WHAT IS ASKED |
Could you write out the opening lines of the data, word for word, stopping after the line that contains "n_hours = 94"?
BEGIN DATA BLOCK
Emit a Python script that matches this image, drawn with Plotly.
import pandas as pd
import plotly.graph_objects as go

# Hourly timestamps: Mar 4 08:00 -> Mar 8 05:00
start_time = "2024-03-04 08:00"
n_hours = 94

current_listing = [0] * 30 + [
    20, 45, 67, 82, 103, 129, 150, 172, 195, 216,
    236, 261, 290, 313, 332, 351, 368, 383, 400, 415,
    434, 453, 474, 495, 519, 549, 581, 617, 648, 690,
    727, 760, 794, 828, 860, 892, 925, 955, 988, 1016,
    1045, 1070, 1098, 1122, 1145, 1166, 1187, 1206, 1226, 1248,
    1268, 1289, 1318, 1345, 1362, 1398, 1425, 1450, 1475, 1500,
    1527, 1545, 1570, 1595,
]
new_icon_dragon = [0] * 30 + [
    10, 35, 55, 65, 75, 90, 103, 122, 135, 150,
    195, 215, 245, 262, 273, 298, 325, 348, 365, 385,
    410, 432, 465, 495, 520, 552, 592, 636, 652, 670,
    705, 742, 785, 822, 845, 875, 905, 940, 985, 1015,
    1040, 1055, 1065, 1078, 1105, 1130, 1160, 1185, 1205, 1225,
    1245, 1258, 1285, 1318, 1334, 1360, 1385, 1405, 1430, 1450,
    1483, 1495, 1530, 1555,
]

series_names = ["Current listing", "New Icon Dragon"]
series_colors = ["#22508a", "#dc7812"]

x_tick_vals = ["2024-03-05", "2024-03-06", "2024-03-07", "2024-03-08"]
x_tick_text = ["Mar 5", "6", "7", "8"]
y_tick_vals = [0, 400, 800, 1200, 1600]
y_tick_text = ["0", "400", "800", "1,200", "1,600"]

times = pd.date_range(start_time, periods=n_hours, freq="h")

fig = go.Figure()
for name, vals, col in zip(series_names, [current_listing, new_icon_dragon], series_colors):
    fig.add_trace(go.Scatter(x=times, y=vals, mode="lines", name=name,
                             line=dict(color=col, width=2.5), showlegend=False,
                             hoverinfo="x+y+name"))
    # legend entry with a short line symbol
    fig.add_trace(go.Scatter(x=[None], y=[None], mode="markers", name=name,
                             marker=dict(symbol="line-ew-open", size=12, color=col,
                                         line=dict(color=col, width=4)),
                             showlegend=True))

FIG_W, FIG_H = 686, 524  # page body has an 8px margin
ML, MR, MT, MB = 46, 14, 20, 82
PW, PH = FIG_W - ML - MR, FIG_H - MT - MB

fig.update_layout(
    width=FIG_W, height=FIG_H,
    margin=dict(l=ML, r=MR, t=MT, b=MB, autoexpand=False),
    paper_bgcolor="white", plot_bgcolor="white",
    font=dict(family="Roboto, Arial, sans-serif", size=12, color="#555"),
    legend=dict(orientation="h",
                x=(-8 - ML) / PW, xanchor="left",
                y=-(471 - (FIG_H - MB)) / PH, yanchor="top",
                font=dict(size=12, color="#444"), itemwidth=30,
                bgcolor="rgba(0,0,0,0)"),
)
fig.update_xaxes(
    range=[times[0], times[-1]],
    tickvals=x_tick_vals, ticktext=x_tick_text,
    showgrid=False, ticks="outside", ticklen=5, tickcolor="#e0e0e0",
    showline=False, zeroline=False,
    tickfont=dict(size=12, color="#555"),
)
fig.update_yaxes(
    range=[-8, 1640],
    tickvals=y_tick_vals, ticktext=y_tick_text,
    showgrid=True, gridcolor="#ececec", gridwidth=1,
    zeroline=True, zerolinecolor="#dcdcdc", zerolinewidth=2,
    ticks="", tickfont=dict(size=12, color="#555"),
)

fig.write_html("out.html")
END DATA BLOCK
ANSWER TO THIS TASK |
Emit a Python script that matches this image, drawn with Plotly.
import pandas as pd
import plotly.graph_objects as go

# Hourly timestamps: Mar 4 08:00 -> Mar 8 05:00
start_time = "2024-03-04 08:00"
n_hours = 94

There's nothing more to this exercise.